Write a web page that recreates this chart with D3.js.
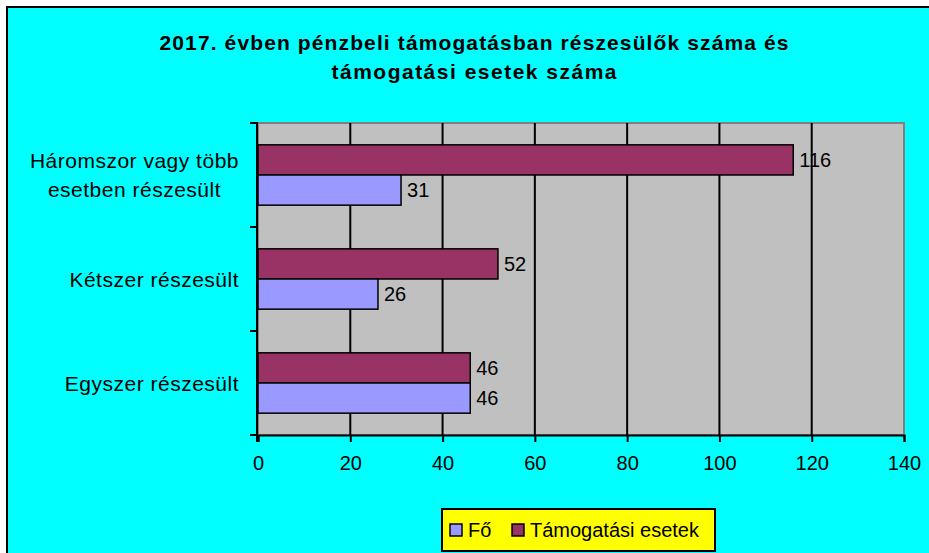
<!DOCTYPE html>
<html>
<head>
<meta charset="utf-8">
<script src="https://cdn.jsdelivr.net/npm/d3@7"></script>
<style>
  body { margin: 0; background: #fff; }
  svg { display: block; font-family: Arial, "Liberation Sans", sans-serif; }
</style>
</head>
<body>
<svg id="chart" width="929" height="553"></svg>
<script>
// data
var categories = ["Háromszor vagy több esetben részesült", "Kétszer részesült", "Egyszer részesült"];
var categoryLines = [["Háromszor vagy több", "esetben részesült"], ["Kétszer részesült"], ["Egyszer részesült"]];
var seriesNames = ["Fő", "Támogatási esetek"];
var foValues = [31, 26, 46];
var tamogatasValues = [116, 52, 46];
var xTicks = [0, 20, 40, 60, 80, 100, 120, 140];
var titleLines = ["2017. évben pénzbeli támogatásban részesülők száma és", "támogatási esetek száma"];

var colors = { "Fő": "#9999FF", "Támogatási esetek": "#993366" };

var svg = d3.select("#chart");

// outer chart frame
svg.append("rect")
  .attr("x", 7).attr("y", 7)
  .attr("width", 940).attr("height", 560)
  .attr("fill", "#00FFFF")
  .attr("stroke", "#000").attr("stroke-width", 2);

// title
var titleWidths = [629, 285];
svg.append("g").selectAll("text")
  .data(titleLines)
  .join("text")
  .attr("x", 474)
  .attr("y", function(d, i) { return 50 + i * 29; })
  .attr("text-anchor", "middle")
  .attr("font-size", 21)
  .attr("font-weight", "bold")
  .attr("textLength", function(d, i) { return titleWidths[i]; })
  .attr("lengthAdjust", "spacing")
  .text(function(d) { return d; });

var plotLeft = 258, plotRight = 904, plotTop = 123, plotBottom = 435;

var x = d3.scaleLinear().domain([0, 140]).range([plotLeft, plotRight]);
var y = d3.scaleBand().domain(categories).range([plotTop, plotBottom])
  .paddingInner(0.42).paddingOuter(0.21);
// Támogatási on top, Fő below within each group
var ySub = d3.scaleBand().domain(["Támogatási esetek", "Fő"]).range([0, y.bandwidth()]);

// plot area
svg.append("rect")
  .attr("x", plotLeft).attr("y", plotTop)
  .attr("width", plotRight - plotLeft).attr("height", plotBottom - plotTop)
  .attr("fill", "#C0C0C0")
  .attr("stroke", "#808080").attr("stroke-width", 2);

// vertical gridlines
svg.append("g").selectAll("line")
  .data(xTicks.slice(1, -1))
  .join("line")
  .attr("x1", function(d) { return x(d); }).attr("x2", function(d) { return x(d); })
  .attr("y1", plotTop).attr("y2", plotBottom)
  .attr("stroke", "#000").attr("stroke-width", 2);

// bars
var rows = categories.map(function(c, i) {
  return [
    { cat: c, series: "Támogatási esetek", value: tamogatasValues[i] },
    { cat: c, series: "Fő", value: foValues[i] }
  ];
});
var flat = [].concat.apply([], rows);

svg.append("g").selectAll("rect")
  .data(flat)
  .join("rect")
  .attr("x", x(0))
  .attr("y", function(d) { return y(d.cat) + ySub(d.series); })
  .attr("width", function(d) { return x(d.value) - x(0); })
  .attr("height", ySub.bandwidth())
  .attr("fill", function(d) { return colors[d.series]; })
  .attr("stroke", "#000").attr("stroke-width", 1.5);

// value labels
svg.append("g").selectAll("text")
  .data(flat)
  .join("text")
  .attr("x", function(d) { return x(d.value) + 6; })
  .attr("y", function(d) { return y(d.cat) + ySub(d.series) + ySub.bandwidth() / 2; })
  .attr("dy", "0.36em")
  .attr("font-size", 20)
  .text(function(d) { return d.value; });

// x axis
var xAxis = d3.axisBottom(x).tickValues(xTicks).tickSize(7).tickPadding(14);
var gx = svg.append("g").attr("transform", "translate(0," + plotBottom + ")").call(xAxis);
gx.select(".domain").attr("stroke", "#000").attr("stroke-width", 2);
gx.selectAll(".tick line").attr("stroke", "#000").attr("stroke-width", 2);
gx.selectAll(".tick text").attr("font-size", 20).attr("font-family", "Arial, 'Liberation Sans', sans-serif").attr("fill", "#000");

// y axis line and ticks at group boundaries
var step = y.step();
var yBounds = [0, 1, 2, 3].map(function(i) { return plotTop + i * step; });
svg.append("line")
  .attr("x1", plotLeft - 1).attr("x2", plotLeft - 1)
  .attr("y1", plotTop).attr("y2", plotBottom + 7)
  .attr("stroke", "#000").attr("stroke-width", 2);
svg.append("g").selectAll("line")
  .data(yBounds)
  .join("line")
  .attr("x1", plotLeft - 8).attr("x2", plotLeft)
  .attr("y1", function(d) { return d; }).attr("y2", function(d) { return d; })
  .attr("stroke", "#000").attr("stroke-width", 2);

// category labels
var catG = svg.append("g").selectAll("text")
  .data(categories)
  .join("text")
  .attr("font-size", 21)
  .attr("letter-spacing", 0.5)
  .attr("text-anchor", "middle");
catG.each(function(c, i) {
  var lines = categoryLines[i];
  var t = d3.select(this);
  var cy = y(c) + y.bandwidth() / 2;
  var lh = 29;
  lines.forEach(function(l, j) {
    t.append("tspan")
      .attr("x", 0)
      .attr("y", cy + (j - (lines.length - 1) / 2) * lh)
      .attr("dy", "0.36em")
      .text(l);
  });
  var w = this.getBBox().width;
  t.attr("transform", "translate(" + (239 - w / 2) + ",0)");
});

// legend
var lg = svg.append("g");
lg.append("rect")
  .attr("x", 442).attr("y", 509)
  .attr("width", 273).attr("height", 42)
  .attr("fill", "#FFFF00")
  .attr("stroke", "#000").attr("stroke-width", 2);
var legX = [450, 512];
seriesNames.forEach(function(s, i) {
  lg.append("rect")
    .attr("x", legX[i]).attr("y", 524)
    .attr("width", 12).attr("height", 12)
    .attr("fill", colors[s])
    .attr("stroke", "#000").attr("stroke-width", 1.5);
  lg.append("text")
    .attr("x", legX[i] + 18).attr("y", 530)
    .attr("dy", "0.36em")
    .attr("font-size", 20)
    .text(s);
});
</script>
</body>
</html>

...

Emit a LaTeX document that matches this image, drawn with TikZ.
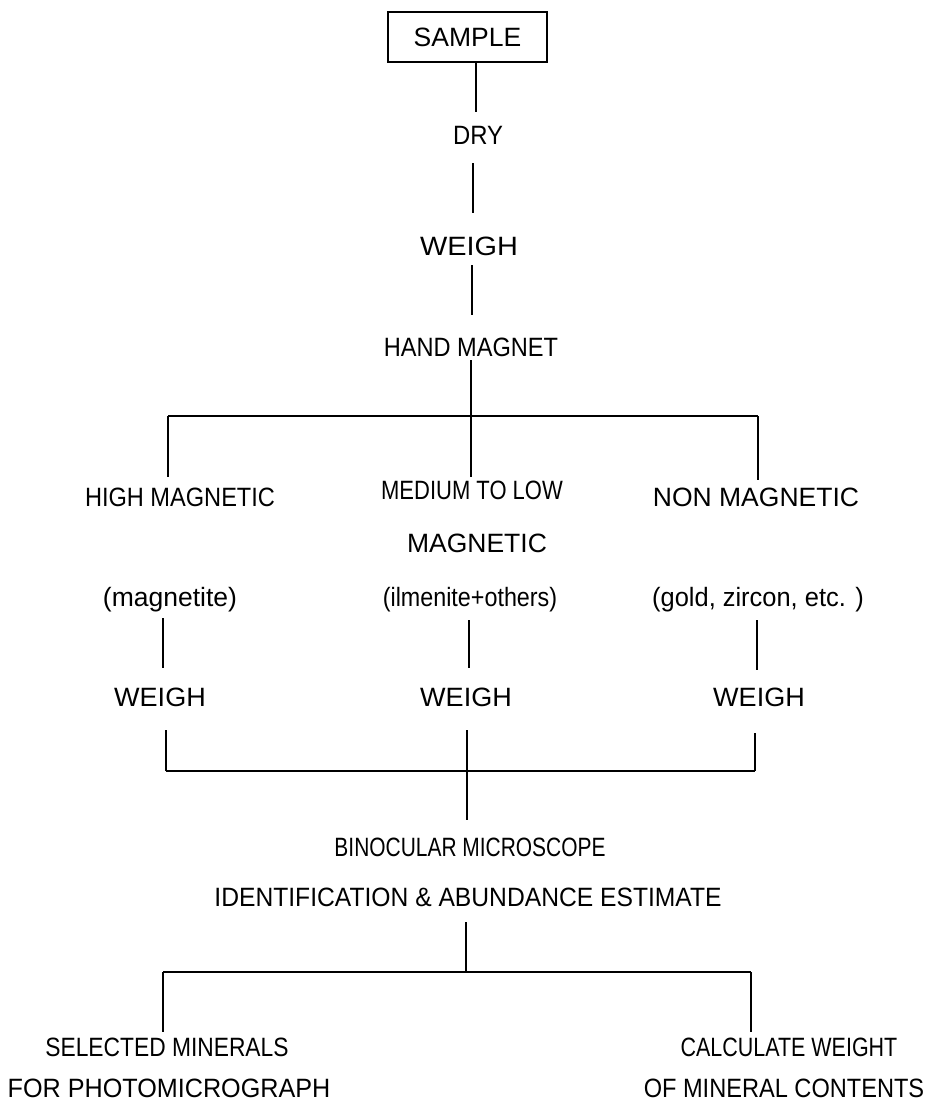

§ Objective:
Your answer should be one number: how many lines of the listing include the word "that".

§ Expected answer:
2